Apparently under Chiang Ch'ing's influence, Mao had proclaimed that all plays portraying "ghosts" or "emperors and princes, generals and ministers, gifted scholars and beauties" should be banned. Instead, there should be idealization of the proletariat. Thus Chiang Ch'ing had started during the Cultural Revolution to build a new "proletarian " art from scratch. One of her successes was the showy Red Detachment of Women—performed for President Nixon in Peking in 1972. She recounts the difficulties she had in staging this theatrical extravaganza:

Chiang Ch'ing explained to me how, when she undertook this ballet in the early 1960s, there was absolutely no precedent for using ballet to show military history, and almost no one would support her intent to establish it. In search of approval from among the leaders, she invited Premier Chou to attend a rehearsal of an early version, which he did. The weak spots that he pointed out they changed. To educate her dancers in the ways of the military, she decided to send them down to live with a PLA unit for some months.
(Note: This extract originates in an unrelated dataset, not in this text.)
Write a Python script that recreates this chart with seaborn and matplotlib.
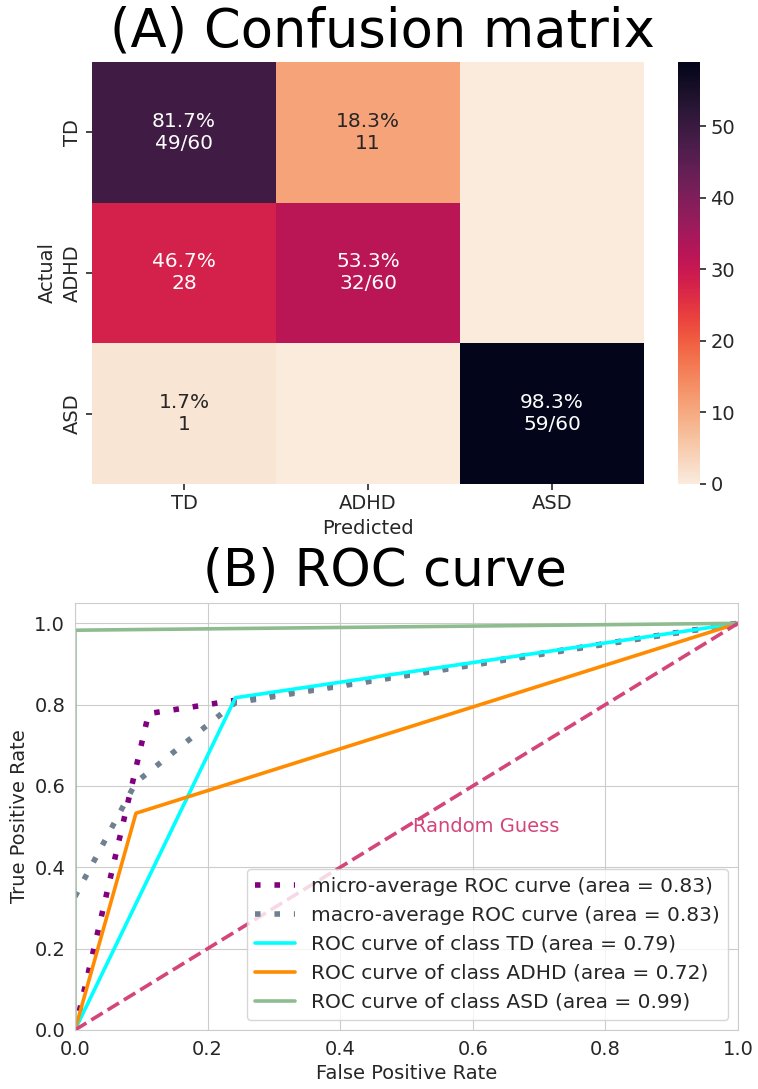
import numpy as np
import matplotlib
matplotlib.use("Agg")
import matplotlib.pyplot as plt
import seaborn as sns

# confusion matrix (rows = actual, cols = predicted)
classes = ["TD", "ADHD", "ASD"]
counts_td = [49, 11, 0]
counts_adhd = [28, 32, 0]
counts_asd = [1, 0, 59]

# ROC curve points
micro_fpr = [0.0, 0.111, 1.0]
micro_tpr = [0.0, 0.778, 1.0]
macro_fpr = [0.0, 0.092, 0.242, 1.0]
macro_tpr = [0.328, 0.609, 0.805, 1.0]
td_fpr = [0.0, 0.242, 1.0]
td_tpr = [0.0, 0.817, 1.0]
adhd_fpr = [0.0, 0.092, 1.0]
adhd_tpr = [0.0, 0.533, 1.0]
asd_fpr = [0.0, 0.0, 1.0]
asd_tpr = [0.0, 0.983, 1.0]
auc_micro = 0.83
auc_macro = 0.83
auc_td = 0.79
auc_adhd = 0.72
auc_asd = 0.99


def cell_labels(cm):
    labels = []
    for i, row in enumerate(cm):
        total = row.sum()
        out = []
        for j, v in enumerate(row):
            if v == 0:
                out.append("")
            elif i == j:
                out.append(f"{100 * v / total:.1f}%\n{v}/{total}")
            else:
                out.append(f"{100 * v / total:.1f}%\n{v}")
        labels.append(out)
    return np.array(labels)


def plot_confusion(fig):
    cm = np.array([counts_td, counts_adhd, counts_asd])
    ax = fig.add_axes([0.1214, 0.5556, 0.7282, 0.3875])
    cax = fig.add_axes([0.8945, 0.5556, 0.029, 0.3875])
    sns.heatmap(cm, annot=cell_labels(cm), fmt="", cmap="rocket_r",
                xticklabels=classes, yticklabels=classes,
                annot_kws={"fontsize": 14.5}, ax=ax, cbar_ax=cax)
    ax.set_xlabel("Predicted", fontsize=14)
    ax.set_ylabel("Actual", fontsize=14)
    ax.tick_params(axis="both", labelsize=14, bottom=True, left=True,
                   length=4, width=1.2, color=".15")
    plt.setp(ax.get_yticklabels(), rotation=90, va="center")
    cax.tick_params(labelsize=14, right=True, length=4, width=1.2, color=".15")
    fig.text(0.504, 0.971, "(A) Confusion matrix", fontsize=38,
             ha="center", va="center", color="black")


def plot_roc(fig):
    ax = fig.add_axes([0.0989, 0.0542, 0.8747, 0.3921])
    dots = (0, (1, 2.5))
    ax.plot(micro_fpr, micro_tpr, color="purple", linestyle=dots, linewidth=4,
            label=f"micro-average ROC curve (area = {auc_micro:.2f})")
    ax.plot(macro_fpr, macro_tpr, color="slategray", linestyle=dots, linewidth=4,
            label=f"macro-average ROC curve (area = {auc_macro:.2f})")
    ax.plot(td_fpr, td_tpr, color="aqua", linewidth=2.6,
            label=f"ROC curve of class TD (area = {auc_td:.2f})")
    ax.plot(adhd_fpr, adhd_tpr, color="darkorange", linewidth=2.6,
            label=f"ROC curve of class ADHD (area = {auc_adhd:.2f})")
    ax.plot(asd_fpr, asd_tpr, color="darkseagreen", linewidth=2.6,
            label=f"ROC curve of class ASD (area = {auc_asd:.2f})")
    ax.plot([0, 1], [0, 1], color="#d4457a", linestyle="--", linewidth=2.6)
    ax.text(0.51, 0.5, "Random Guess", color="#d4457a", fontsize=14, va="center")
    ax.set_xlim(0.0, 1.0)
    ax.set_ylim(0.0, 1.05)
    ax.set_xlabel("False Positive Rate", fontsize=14)
    ax.set_ylabel("True Positive Rate", fontsize=14)
    ax.tick_params(labelsize=14)
    ax.legend(loc="lower right", fontsize=14.5)
    fig.text(0.508, 0.4747, "(B) ROC curve", fontsize=37, ha="center",
             va="center", color="black")


if __name__ == "__main__":
    sns.set_style("whitegrid")
    fig = plt.figure(figsize=(7.58, 10.89), dpi=100)
    plot_confusion(fig)
    plot_roc(fig)
    fig.savefig("out.png", dpi=100)
    plt.close(fig)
As soon as she had released her order, Chou Yang announced from his high office in the Ministry of Culture that he was sending the very company she was working with to Hong Kong to perform Swan Lake! She was outraged but helpless. [Chou Yang reportedly maligned] The Red Detachment as an "infant in swaddling bands sucking its thumb" and an "ugly daughter-in-law."

[Nevertheless] she continued the revisions and finally accompanied the ballet on tour in the major cities. Back in Peking, she went with Premier Chou to another performance, which had been much revised. His calling it "real revolution" gratified her. After the final curtain she and the Premier went backstage to congratulate the dancers and musicians who had remained loyal to her throughout the battles of creation.

REGARDS TO GARBO

Chiang Ch'ing kept an eye on her favorite ballet and theater troupes, issuing the most detailed instructions. One performer recalled that when a play called for her to burst into tears, she would sit down and cover her face with her hands. Chiang Ch'ing protested: "Working class people don't sit down or bury their heads when they cry. They cry standing."

She also tried to apply her principles to the movies, inveighing against "the bourgeois system of centering on the director" and decreeing that films should be made according to "democratic centralism. " The result: the Chinese film industry was and remains shattered.

But as for herself, Chiang Ch'ing made no secret of her love for more bourgeois drama. She asked Witke:

"I greatly admire Greta Garbo's acting. Is she still around?"